Danke für Eure Antworten.
Die Hintergrundfarbe habe ich mit einem TreeCellFactory gemacht:
tree.setCellFactory(new Callback<TreeView, TreeCell>() {
                @Override
                public TreeCell call(TreeView p) {
                    return new MyTreeCell();
                }
});

private final class MyTreeCell extends TreeCell<TreeData> {

        public MyTreeCell() {
        }

        @Override
        public void updateItem(TreeData item, boolean empty) {
            super.updateItem(item, empty);

            if (empty) {
                setText(null);
                setGraphic(null);
            } else {
                setText(getString());
                setGraphic(getTreeItem().getGraphic());
            }

            if (getItem() != null && getItem().getNode() != null) {
                if (nodesToHighlight.containsKey(getItem().getNode().hashCode())) {
                    setBackground(new Background(new BackgroundFill(Color.LIGHTGREY, CornerRadii.EMPTY, Insets.EMPTY)));
                    System.out.format("\nHighlighting TreeItem: %s\n", getItem());
                } else {
                    setBackground(new Background(new BackgroundFill(Color.WHITE, CornerRadii.EMPTY, Insets.EMPTY)));
                }
            }
        }

        private String getString() {
            return getItem() == null ? "" : getItem().toString();
        }
    }

Jedes TreeCell ist dafür verantwortlich ein TreeData Objekt darzustellen.
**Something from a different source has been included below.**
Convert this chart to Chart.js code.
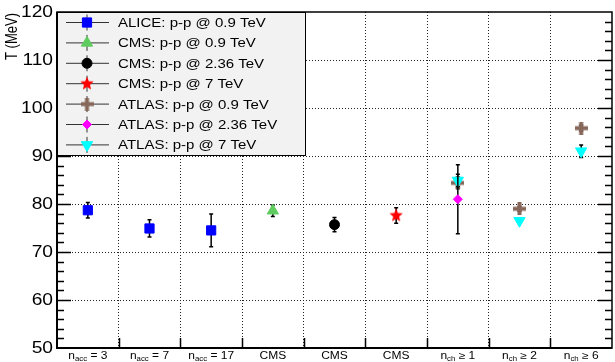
<!DOCTYPE html>
<html>
<head>
<meta charset="utf-8">
<script src="https://cdn.jsdelivr.net/npm/chart.js@4.4.1/dist/chart.umd.min.js"></script>
<style>
  html, body { margin: 0; padding: 0; background: #fff; overflow: hidden; }
  #wrap { width: 615px; height: 362px; overflow: hidden; }
  canvas { display: block; }
</style>
</head>
<body>
<div id="wrap"><canvas id="chart" width="620" height="362" style="width:620px;height:362px"></canvas></div>
<script>
// bins along the x axis (sub-script written after "_")
const categories = ['n_acc = 3', 'n_acc = 7', 'n_acc = 17', 'CMS', 'CMS', 'CMS', 'n_ch ≥ 1', 'n_ch ≥ 2', 'n_ch ≥ 6'];

// temperature axis
const yMin = 50;
const yMax = 120;
const yStep = 10;
const yTitle = 'T (MeV)';

// series: bin index, T value, error
const aliceBins = [0, 1, 2];
const aliceT = [78.7, 74.9, 74.5];
const aliceErr = [1.6, 1.8, 3.4];

const cms09Bins = [3];
const cms09T = [78.6];
const cms09Err = [1.2];

const cms236Bins = [4];
const cms236T = [75.7];
const cms236Err = [1.5];

const cms7Bins = [5];
const cms7T = [77.6];
const cms7Err = [1.6];

const atlas09Bins = [6, 7, 8];
const atlas09T = [84.4, 79.0, 95.8];
const atlas09Err = [1.2, 0.5, 0.6];

const atlas236Bins = [6];
const atlas236T = [81.0];
const atlas236Err = [7.2];

const atlas7Bins = [6, 7, 8];
const atlas7T = [84.9, 76.5, 91.0];
const atlas7Err = [1.3, 0.4, 1.3];

const FONT = "'Liberation Sans', Arial, sans-serif";
const SX = 1.2; // horizontal text stretch

function starImage(color, r) {
  const s = Math.ceil(r * 2) + 2;
  const c = document.createElement('canvas');
  c.width = c.height = s;
  const g = c.getContext('2d');
  g.fillStyle = color;
  g.beginPath();
  for (let k = 0; k < 10; k++) {
    const rr = k % 2 ? r * 0.45 : r;
    const a = -Math.PI / 2 + k * Math.PI / 5;
    g.lineTo(s / 2 + rr * Math.cos(a), s / 2 + rr * Math.sin(a));
  }
  g.closePath();
  g.fill();
  return c;
}

function plusImage(color, size, thick) {
  const c = document.createElement('canvas');
  c.width = c.height = size;
  const g = c.getContext('2d');
  g.fillStyle = color;
  const o = (size - thick) / 2;
  g.fillRect(o, 0, thick, size);
  g.fillRect(0, o, size, thick);
  return c;
}

function series(label, bins, vals, errs, style) {
  return Object.assign({
    label: label,
    data: bins.map((b, i) => ({ x: b + 0.5, y: vals[i] })),
    err: errs,
    showLine: false,
    borderWidth: 1
  }, style);
}

const datasets = [
  series('ALICE: p-p @ 0.9 TeV', aliceBins, aliceT, aliceErr,
    { pointStyle: 'rect', pointRadius: 6.5, backgroundColor: '#0000ff', borderColor: '#0000ff', order: 7 }),
  series('CMS: p-p @ 0.9 TeV', cms09Bins, cms09T, cms09Err,
    { pointStyle: 'triangle', pointRadius: 6.5, backgroundColor: '#5fcc5f', borderColor: '#5fcc5f', order: 6 }),
  series('CMS: p-p @ 2.36 TeV', cms236Bins, cms236T, cms236Err,
    { pointStyle: 'circle', pointRadius: 5, backgroundColor: '#000000', borderColor: '#000000', order: 5 }),
  series('CMS: p-p @ 7 TeV', cms7Bins, cms7T, cms7Err,
    { pointStyle: starImage('#ff0000', 7), pointRadius: 7, backgroundColor: '#ff0000', borderColor: '#ff0000', order: 4 }),
  series('ATLAS: p-p @ 0.9 TeV', atlas09Bins, atlas09T, atlas09Err,
    { pointStyle: plusImage('#86675a', 13, 4), pointRadius: 7, backgroundColor: '#86675a', borderColor: '#86675a', order: 3 }),
  series('ATLAS: p-p @ 2.36 TeV', atlas236Bins, atlas236T, atlas236Err,
    { pointStyle: 'rectRot', pointRadius: 4.5, backgroundColor: '#ff00ff', borderColor: '#ff00ff', order: 1 }),
  series('ATLAS: p-p @ 7 TeV', atlas7Bins, atlas7T, atlas7Err,
    { pointStyle: 'triangle', pointRotation: 180, pointRadius: 6.5, backgroundColor: '#00ffff', borderColor: '#00ffff', order: 2 })
];

function stretched(ctx, text, x, y, align) {
  ctx.save();
  ctx.translate(x, y);
  ctx.scale(SX, 1);
  ctx.textAlign = align;
  ctx.fillText(text, 0, 0);
  ctx.restore();
}

// error bars go under each series' own markers
const errorBars = {
  id: 'errorBars',
  beforeDatasetDraw(chart, args) {
    const ds = chart.data.datasets[args.index];
    const y = chart.scales.y;
    const ctx = chart.ctx;
    ctx.save();
    ctx.strokeStyle = '#000';
    ctx.lineWidth = 1.5;
    args.meta.data.forEach((pt, i) => {
      const v = ds.data[i].y;
      const e = ds.err[i];
      const top = y.getPixelForValue(v + e);
      const bot = y.getPixelForValue(v - e);
      const x = pt.x;
      ctx.beginPath();
      ctx.moveTo(x, top); ctx.lineTo(x, bot);
      ctx.moveTo(x - 2, top); ctx.lineTo(x + 2, top);
      ctx.moveTo(x - 2, bot); ctx.lineTo(x + 2, bot);
      ctx.stroke();
    });
    ctx.restore();
  }
};

// frame, inside ticks, legend box and all axis text
const decorations = {
  id: 'decorations',
  afterDatasetsDraw(chart) {
    const ctx = chart.ctx;
    const a = chart.chartArea;
    const xs = chart.scales.x;
    const ys = chart.scales.y;
    ctx.save();

    // ticks inside the frame
    ctx.strokeStyle = '#000';
    ctx.lineWidth = 1.5;
    ctx.beginPath();
    for (let v = yMin + 2; v < yMax; v += 2) {
      const py = Math.round(ys.getPixelForValue(v)) + 0.5;
      const len = v % yStep === 0 ? 14 : 7;
      ctx.moveTo(a.left, py); ctx.lineTo(a.left + len, py);
      ctx.moveTo(a.right, py); ctx.lineTo(a.right - len, py);
    }
    for (let i = 1; i < categories.length; i++) {
      const px = Math.round(xs.getPixelForValue(i)) + 0.5;
      ctx.moveTo(px, a.bottom); ctx.lineTo(px, a.bottom - 10);
    }
    ctx.stroke();

    // frame
    ctx.lineWidth = 1.5;
    ctx.strokeRect(a.left, a.top, a.right - a.left, a.bottom - a.top);
    ctx.lineWidth = 2;
    ctx.beginPath();
    ctx.moveTo(a.left, a.top); ctx.lineTo(a.left, a.bottom + 1);
    ctx.moveTo(a.left - 1, a.bottom); ctx.lineTo(a.right, a.bottom);
    ctx.stroke();

    // legend
    const lx = a.left, ly = a.top, lw = 248, lh = 143;
    ctx.fillStyle = '#f2f2f2';
    ctx.fillRect(lx, ly, lw, lh);
    ctx.lineWidth = 1;
    ctx.strokeStyle = '#000';
    ctx.strokeRect(lx + 0.5, ly + 0.5, lw, lh);
    datasets.forEach((ds, i) => {
      const ry = ly + 10.5 + i * 20.4;
      const mx = lx + 30;
      ctx.strokeStyle = '#333';
      ctx.lineWidth = 1;
      ctx.beginPath();
      ctx.moveTo(lx + 9, ry); ctx.lineTo(lx + 52, ry);
      ctx.moveTo(mx, ry - 8); ctx.lineTo(mx, ry + 8);
      ctx.stroke();
      ctx.fillStyle = ds.backgroundColor;
      ctx.strokeStyle = ds.borderColor;
      Chart.helpers.drawPoint(ctx, {
        pointStyle: ds.pointStyle,
        radius: ds.pointRadius,
        rotation: ds.pointRotation || 0,
        borderWidth: 1
      }, mx, ry);
      ctx.fillStyle = '#000';
      ctx.font = '12.5px ' + FONT;
      ctx.textBaseline = 'middle';
      stretched(ctx, ds.label, lx + 61, ry + 1, 'left');
    });

    // y tick labels
    ctx.fillStyle = '#000';
    ctx.font = '16px ' + FONT;
    ctx.textBaseline = 'middle';
    ys.ticks.forEach(t => {
      stretched(ctx, String(t.value), a.left - 4, ys.getPixelForValue(t.value) + 1, 'right');
    });

    // y title
    ctx.save();
    ctx.translate(13, a.top + 1);
    ctx.rotate(-Math.PI / 2);
    ctx.scale(1, SX);
    ctx.font = '13px ' + FONT;
    ctx.textAlign = 'right';
    ctx.textBaseline = 'middle';
    ctx.fillText(yTitle, 0, 0);
    ctx.restore();

    // x bin labels with sub-scripts
    ctx.textBaseline = 'alphabetic';
    ctx.textAlign = 'left';
    const base = a.bottom + 11;
    categories.forEach((lab, i) => {
      const m = lab.match(/^(\w)_(\w+)(.*)$/);
      const parts = m ? [[m[1], 10, 0], [m[2], 6.5, 2], [m[3], 10, 0]] : [[lab, 10, 0]];
      let w = 0;
      parts.forEach(p => { ctx.font = p[1] + 'px ' + FONT; w += ctx.measureText(p[0]).width * SX; });
      let px = xs.getPixelForValue(i + 0.5) - w / 2;
      parts.forEach(p => {
        ctx.font = p[1] + 'px ' + FONT;
        stretched(ctx, p[0], px, base + p[2], 'left');
        px += ctx.measureText(p[0]).width * SX;
      });
    });

    ctx.restore();
  }
};

new Chart(document.getElementById('chart'), {
  type: 'scatter',
  data: { datasets: datasets },
  options: {
    responsive: false,
    animation: false,
    layout: { padding: { top: 12, right: 3, left: 0, bottom: 0 } },
    plugins: { legend: { display: false }, tooltip: { enabled: false } },
    scales: {
      x: {
        type: 'linear',
        min: 0,
        max: categories.length,
        ticks: { display: false, stepSize: 1 },
        border: { display: false, dash: [1, 2] },
        grid: {
          drawTicks: false,
          color: c => (c.tick.value <= 0 || c.tick.value >= categories.length) ? 'rgba(0,0,0,0)' : '#222',
          lineWidth: 1
        },
        afterFit: s => { s.height = 14; }
      },
      y: {
        min: yMin,
        max: yMax,
        ticks: { display: false, stepSize: yStep },
        border: { display: false, dash: [1, 2] },
        grid: {
          drawTicks: false,
          color: c => (c.tick.value <= yMin || c.tick.value >= yMax) ? 'rgba(0,0,0,0)' : '#222',
          lineWidth: 1
        },
        afterFit: s => { s.width = 57; }
      }
    }
  },
  plugins: [errorBars, decorations]
});
</script>
</body>
</html>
Das HashMap nodesToHighlight enthält alles TreeData Objekte, dessen Hintergrund anders gefärbt sein soll. Bei updateItem() wird abgefragt, ob das aktuelle TreeCell genau das TreeData enthält, was man anders färben möchte.


----------



## Fadi-D (4. Nov 2019)

Hallo Daniel,
ich bin neu in der Java umfeld
könntest du bitte mir sagen wo dein HashMap nodesToHighlight defeniert ist und wie du die item dazu hinzufügt hast
Viele Grüße


----------